_Your task_: Output a single figure: the number of lines in which the word "React" appears.

##### Given entries

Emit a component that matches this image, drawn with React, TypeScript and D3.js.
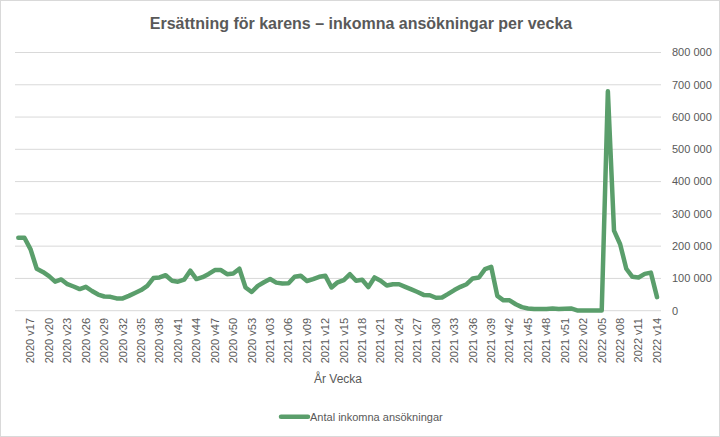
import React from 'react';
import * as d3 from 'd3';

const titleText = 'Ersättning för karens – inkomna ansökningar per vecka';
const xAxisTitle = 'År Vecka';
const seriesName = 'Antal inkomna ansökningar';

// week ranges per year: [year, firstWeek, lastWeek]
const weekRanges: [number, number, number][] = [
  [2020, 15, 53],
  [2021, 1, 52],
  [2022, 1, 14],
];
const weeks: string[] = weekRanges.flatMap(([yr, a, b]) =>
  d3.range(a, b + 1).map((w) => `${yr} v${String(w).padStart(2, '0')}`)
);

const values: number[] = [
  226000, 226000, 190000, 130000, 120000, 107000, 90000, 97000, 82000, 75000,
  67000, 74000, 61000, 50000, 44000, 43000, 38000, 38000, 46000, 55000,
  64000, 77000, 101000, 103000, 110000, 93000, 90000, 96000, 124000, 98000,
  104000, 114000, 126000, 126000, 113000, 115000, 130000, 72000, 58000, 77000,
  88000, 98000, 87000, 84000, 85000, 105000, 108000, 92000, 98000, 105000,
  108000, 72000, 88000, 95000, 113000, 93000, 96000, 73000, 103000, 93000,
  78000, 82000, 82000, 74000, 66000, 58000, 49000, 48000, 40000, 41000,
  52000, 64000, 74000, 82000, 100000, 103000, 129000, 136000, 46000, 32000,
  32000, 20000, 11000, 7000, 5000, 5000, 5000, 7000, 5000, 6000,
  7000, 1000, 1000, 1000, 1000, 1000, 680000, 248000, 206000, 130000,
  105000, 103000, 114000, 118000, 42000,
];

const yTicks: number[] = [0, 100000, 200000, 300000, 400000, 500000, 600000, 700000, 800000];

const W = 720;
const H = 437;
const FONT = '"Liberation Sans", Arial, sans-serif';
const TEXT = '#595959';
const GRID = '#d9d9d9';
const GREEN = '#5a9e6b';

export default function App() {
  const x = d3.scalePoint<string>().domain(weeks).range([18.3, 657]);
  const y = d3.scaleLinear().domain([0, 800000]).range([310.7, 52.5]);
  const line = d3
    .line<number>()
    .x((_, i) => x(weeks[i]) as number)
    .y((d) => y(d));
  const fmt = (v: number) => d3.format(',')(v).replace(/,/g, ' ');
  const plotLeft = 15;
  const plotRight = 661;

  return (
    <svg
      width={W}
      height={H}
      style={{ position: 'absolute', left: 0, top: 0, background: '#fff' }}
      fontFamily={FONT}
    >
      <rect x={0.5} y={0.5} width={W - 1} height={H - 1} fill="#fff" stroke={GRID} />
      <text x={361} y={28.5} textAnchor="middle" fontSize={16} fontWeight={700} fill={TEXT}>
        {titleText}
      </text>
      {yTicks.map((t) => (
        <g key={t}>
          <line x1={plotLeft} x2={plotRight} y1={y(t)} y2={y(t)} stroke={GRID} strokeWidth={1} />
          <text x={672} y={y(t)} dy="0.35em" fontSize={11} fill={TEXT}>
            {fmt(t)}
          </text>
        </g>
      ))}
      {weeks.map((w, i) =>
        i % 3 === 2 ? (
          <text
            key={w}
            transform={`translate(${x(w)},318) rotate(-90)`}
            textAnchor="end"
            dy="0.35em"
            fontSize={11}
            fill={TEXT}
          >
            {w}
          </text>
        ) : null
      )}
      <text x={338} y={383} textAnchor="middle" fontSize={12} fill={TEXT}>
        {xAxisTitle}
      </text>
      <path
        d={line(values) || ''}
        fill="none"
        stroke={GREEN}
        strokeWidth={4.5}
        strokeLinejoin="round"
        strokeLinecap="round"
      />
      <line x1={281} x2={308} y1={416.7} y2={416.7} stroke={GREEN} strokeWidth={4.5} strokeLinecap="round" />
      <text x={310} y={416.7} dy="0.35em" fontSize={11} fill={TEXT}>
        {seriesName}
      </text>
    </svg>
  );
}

##########
##### Given entries

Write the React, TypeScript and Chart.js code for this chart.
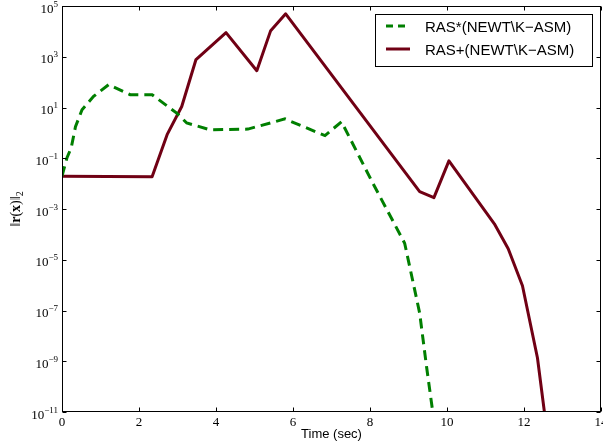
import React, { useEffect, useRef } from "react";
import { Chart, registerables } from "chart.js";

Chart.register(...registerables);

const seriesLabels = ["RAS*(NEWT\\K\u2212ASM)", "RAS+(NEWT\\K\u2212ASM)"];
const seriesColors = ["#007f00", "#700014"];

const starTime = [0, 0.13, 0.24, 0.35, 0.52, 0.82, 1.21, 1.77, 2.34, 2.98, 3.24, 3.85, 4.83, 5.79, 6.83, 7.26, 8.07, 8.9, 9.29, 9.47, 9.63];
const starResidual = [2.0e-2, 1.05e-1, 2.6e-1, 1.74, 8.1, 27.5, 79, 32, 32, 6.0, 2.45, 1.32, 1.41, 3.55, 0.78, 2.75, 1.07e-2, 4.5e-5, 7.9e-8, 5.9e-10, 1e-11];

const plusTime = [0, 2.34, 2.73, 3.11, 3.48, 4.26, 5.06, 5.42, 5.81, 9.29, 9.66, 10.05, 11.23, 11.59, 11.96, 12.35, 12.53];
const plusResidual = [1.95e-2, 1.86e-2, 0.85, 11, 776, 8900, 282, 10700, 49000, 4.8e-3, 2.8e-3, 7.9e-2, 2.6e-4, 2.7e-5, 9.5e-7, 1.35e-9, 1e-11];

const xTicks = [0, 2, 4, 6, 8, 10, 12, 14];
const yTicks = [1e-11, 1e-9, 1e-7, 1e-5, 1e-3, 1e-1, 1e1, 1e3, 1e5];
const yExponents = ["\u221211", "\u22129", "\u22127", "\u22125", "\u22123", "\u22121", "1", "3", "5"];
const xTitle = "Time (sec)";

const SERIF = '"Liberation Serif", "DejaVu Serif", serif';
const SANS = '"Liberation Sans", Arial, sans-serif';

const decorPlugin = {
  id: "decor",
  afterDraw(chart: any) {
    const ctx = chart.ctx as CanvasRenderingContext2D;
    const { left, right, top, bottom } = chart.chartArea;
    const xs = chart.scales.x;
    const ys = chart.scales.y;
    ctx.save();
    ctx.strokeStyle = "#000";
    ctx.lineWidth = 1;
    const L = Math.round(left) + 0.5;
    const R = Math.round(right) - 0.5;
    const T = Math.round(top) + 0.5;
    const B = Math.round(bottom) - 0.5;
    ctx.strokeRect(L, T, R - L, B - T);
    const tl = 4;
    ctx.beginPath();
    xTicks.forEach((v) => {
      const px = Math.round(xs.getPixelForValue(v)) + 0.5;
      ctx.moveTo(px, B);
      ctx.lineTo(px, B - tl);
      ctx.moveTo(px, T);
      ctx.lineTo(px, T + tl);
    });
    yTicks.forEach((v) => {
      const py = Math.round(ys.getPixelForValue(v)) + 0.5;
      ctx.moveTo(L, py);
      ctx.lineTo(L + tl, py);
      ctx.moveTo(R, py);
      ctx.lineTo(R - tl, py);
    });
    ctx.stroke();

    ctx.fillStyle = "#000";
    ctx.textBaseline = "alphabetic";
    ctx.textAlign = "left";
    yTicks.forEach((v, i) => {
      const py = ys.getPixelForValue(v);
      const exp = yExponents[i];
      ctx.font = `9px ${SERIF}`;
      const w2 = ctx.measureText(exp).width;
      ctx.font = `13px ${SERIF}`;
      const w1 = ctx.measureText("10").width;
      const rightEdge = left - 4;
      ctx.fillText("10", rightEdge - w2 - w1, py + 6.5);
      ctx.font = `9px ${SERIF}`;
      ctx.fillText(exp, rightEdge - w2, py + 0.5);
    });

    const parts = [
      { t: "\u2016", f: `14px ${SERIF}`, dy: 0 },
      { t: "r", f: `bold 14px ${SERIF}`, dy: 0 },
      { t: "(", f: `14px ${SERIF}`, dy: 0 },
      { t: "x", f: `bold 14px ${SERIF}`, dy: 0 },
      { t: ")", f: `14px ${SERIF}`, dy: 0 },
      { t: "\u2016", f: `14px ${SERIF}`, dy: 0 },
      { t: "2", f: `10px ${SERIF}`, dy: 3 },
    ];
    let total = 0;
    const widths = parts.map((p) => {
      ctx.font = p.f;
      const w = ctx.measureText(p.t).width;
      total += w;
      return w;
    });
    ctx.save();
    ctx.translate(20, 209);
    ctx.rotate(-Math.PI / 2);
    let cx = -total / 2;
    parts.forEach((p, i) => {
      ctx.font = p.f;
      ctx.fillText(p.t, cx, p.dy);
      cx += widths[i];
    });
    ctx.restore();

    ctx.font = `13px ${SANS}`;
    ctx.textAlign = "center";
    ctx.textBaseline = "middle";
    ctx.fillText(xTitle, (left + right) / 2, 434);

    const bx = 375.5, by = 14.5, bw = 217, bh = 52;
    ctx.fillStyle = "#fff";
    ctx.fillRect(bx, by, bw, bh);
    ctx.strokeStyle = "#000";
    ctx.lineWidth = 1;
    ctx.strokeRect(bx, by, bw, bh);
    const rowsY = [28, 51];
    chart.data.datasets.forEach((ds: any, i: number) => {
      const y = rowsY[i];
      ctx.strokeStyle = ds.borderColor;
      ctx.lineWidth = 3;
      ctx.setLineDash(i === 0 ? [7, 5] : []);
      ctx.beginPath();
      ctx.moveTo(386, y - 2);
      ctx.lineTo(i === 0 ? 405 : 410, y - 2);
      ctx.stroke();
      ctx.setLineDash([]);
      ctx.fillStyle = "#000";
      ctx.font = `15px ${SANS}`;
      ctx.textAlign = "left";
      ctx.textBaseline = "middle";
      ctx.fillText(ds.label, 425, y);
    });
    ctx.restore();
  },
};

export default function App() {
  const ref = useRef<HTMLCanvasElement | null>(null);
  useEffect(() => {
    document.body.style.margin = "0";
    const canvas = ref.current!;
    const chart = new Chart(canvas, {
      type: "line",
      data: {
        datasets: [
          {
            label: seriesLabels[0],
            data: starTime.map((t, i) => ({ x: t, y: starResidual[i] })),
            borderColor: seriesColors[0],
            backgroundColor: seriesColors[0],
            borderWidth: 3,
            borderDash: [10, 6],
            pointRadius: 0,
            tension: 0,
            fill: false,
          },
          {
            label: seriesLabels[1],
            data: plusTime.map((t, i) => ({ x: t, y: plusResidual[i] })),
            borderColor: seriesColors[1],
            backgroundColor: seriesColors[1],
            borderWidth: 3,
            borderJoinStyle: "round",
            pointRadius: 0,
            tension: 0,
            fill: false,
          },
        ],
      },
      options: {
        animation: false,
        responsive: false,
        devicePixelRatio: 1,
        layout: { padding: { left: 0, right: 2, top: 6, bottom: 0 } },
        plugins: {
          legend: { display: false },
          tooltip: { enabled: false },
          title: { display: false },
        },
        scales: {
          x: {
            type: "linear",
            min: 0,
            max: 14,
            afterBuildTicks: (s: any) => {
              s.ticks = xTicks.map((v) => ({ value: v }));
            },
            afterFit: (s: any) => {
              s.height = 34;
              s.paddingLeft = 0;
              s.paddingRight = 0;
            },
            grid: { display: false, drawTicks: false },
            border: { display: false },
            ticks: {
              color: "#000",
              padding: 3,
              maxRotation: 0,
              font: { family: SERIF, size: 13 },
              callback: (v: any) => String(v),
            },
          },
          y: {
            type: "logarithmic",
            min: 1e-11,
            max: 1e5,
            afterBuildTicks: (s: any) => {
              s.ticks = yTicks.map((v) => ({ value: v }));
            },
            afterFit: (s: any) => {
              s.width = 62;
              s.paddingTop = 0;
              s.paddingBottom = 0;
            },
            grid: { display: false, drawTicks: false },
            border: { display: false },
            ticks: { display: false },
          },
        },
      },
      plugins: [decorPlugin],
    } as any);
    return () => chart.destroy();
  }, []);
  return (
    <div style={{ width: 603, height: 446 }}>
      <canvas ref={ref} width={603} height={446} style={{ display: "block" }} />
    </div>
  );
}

##########

_Full output_: 4